• Short task
Transcribe all of the material below word for word and leave out its pictures.
--- START OF Data extract ---
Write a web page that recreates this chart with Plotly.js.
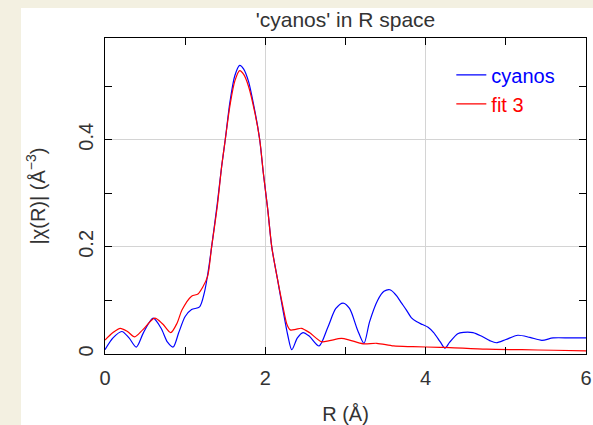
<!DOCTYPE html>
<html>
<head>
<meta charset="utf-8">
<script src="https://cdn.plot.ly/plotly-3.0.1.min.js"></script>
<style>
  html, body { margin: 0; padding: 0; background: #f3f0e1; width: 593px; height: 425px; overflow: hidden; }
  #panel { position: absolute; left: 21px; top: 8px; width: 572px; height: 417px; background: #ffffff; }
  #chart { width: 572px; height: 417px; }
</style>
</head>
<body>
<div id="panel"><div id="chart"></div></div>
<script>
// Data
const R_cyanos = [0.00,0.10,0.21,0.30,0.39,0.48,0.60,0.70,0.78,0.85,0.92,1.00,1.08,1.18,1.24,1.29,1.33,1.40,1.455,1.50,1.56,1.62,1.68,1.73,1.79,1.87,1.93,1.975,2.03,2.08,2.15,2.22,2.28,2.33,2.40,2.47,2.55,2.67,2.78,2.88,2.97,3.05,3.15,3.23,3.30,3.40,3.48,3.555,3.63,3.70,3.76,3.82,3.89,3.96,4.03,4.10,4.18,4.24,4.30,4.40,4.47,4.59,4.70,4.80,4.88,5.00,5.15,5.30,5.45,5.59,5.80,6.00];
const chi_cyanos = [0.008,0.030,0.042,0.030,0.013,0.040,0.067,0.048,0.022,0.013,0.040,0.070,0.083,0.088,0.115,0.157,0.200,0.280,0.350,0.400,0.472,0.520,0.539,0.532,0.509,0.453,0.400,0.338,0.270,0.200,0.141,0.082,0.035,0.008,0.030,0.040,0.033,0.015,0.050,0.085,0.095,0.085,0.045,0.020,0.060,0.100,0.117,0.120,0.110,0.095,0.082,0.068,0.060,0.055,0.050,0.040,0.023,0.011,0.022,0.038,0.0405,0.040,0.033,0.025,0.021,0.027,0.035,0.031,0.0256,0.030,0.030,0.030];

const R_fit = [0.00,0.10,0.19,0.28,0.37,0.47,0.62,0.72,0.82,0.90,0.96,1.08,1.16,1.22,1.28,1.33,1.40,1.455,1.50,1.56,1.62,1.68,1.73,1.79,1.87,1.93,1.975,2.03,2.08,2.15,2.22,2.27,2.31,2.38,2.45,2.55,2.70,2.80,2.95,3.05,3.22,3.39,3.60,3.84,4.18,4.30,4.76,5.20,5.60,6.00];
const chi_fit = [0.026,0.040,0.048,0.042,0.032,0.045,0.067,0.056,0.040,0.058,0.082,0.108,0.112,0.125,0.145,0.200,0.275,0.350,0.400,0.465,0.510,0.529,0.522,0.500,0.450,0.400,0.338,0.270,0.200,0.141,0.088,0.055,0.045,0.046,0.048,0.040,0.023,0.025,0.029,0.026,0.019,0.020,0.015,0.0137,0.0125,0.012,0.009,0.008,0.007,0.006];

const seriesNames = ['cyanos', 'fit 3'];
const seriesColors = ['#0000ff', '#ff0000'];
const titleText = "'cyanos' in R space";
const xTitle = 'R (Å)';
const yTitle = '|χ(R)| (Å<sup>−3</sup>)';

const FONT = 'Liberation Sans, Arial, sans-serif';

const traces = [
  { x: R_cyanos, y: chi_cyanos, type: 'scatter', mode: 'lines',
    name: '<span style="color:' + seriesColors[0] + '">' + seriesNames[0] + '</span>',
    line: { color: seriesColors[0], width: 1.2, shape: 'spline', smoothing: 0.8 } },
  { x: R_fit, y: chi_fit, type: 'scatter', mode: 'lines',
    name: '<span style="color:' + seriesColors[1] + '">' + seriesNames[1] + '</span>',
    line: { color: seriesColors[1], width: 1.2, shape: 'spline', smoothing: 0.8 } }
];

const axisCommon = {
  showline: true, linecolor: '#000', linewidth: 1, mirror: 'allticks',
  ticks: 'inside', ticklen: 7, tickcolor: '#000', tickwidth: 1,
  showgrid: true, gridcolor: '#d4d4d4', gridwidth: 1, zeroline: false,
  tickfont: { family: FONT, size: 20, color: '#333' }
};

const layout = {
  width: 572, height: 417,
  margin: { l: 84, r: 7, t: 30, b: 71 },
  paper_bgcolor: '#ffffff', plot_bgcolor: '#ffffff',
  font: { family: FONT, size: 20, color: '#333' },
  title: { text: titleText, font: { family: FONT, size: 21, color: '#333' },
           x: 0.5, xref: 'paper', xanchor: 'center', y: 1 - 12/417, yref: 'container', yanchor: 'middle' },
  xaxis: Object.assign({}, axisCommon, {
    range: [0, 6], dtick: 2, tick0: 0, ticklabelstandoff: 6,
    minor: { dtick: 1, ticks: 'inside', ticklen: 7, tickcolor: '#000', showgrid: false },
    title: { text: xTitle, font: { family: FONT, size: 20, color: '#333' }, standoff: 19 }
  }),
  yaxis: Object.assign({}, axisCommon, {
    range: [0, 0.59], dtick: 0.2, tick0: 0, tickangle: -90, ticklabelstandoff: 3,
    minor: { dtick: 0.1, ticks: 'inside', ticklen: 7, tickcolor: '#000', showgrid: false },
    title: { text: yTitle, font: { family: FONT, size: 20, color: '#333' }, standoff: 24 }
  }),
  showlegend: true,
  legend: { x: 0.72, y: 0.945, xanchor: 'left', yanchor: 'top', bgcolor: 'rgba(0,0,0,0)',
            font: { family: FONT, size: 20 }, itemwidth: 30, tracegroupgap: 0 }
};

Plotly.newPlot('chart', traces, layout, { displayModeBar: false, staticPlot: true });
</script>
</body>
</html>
--- END OF Data extract ---
• Result for this exercise
Write a web page that recreates this chart with Plotly.js.
<!DOCTYPE html>
<html>
<head>
<meta charset="utf-8">
<script src="https://cdn.plot.ly/plotly-3.0.1.min.js"></script>
<style>
  html, body { margin: 0; padding: 0; background: #f3f0e1; width: 593px; height: 425px; overflow: hidden; }
  #panel { position: absolute; left: 21px; top: 8px; width: 572px; height: 417px; background: #ffffff; }
  #chart { width: 572px; height: 417px; }
</style>
</head>
<body>
<div id="panel"><div id="chart"></div></div>
<script>
// Data
const R_cyanos = [0.00,0.10,0.21,0.30,0.39,0.48,0.60,0.70,0.78,0.85,0.92,1.00,1.08,1.18,1.24,1.29,1.33,1.40,1.455,1.50,1.56,1.62,1.68,1.73,1.79,1.87,1.93,1.975,2.03,2.08,2.15,2.22,2.28,2.33,2.40,2.47,2.55,2.67,2.78,2.88,2.97,3.05,3.15,3.23,3.30,3.40,3.48,3.555,3.63,3.70,3.76,3.82,3.89,3.96,4.03,4.10,4.18,4.24,4.30,4.40,4.47,4.59,4.70,4.80,4.88,5.00,5.15,5.30,5.45,5.59,5.80,6.00];
const chi_cyanos = [0.008,0.030,0.042,0.030,0.013,0.040,0.067,0.048,0.022,0.013,0.040,0.070,0.083,0.088,0.115,0.157,0.200,0.280,0.350,0.400,0.472,0.520,0.539,0.532,0.509,0.453,0.400,0.338,0.270,0.200,0.141,0.082,0.035,0.008,0.030,0.040,0.033,0.015,0.050,0.085,0.095,0.085,0.045,0.020,0.060,0.100,0.117,0.120,0.110,0.095,0.082,0.068,0.060,0.055,0.050,0.040,0.023,0.011,0.022,0.038,0.0405,0.040,0.033,0.025,0.021,0.027,0.035,0.031,0.0256,0.030,0.030,0.030];

const R_fit = [0.00,0.10,0.19,0.28,0.37,0.47,0.62,0.72,0.82,0.90,0.96,1.08,1.16,1.22,1.28,1.33,1.40,1.455,1.50,1.56,1.62,1.68,1.73,1.79,1.87,1.93,1.975,2.03,2.08,2.15,2.22,2.27,2.31,2.38,2.45,2.55,2.70,2.80,2.95,3.05,3.22,3.39,3.60,3.84,4.18,4.30,4.76,5.20,5.60,6.00];
const chi_fit = [0.026,0.040,0.048,0.042,0.032,0.045,0.067,0.056,0.040,0.058,0.082,0.108,0.112,0.125,0.145,0.200,0.275,0.350,0.400,0.465,0.510,0.529,0.522,0.500,0.450,0.400,0.338,0.270,0.200,0.141,0.088,0.055,0.045,0.046,0.048,0.040,0.023,0.025,0.029,0.026,0.019,0.020,0.015,0.0137,0.0125,0.012,0.009,0.008,0.007,0.006];

const seriesNames = ['cyanos', 'fit 3'];
const seriesColors = ['#0000ff', '#ff0000'];
const titleText = "'cyanos' in R space";
const xTitle = 'R (Å)';
const yTitle = '|χ(R)| (Å<sup>−3</sup>)';

const FONT = 'Liberation Sans, Arial, sans-serif';

const traces = [
  { x: R_cyanos, y: chi_cyanos, type: 'scatter', mode: 'lines',
    name: '<span style="color:' + seriesColors[0] + '">' + seriesNames[0] + '</span>',
    line: { color: seriesColors[0], width: 1.2, shape: 'spline', smoothing: 0.8 } },
  { x: R_fit, y: chi_fit, type: 'scatter', mode: 'lines',
    name: '<span style="color:' + seriesColors[1] + '">' + seriesNames[1] + '</span>',
    line: { color: seriesColors[1], width: 1.2, shape: 'spline', smoothing: 0.8 } }
];

const axisCommon = {
  showline: true, linecolor: '#000', linewidth: 1, mirror: 'allticks',
  ticks: 'inside', ticklen: 7, tickcolor: '#000', tickwidth: 1,
  showgrid: true, gridcolor: '#d4d4d4', gridwidth: 1, zeroline: false,
  tickfont: { family: FONT, size: 20, color: '#333' }
};

const layout = {
  width: 572, height: 417,
  margin: { l: 84, r: 7, t: 30, b: 71 },
  paper_bgcolor: '#ffffff', plot_bgcolor: '#ffffff',
  font: { family: FONT, size: 20, color: '#333' },
  title: { text: titleText, font: { family: FONT, size: 21, color: '#333' },
           x: 0.5, xref: 'paper', xanchor: 'center', y: 1 - 12/417, yref: 'container', yanchor: 'middle' },
  xaxis: Object.assign({}, axisCommon, {
    range: [0, 6], dtick: 2, tick0: 0, ticklabelstandoff: 6,
    minor: { dtick: 1, ticks: 'inside', ticklen: 7, tickcolor: '#000', showgrid: false },
    title: { text: xTitle, font: { family: FONT, size: 20, color: '#333' }, standoff: 19 }
  }),
  yaxis: Object.assign({}, axisCommon, {
    range: [0, 0.59], dtick: 0.2, tick0: 0, tickangle: -90, ticklabelstandoff: 3,
    minor: { dtick: 0.1, ticks: 'inside', ticklen: 7, tickcolor: '#000', showgrid: false },
    title: { text: yTitle, font: { family: FONT, size: 20, color: '#333' }, standoff: 24 }
  }),
  showlegend: true,
  legend: { x: 0.72, y: 0.945, xanchor: 'left', yanchor: 'top', bgcolor: 'rgba(0,0,0,0)',
            font: { family: FONT, size: 20 }, itemwidth: 30, tracegroupgap: 0 }
};

Plotly.newPlot('chart', traces, layout, { displayModeBar: false, staticPlot: true });
</script>
</body>
</html>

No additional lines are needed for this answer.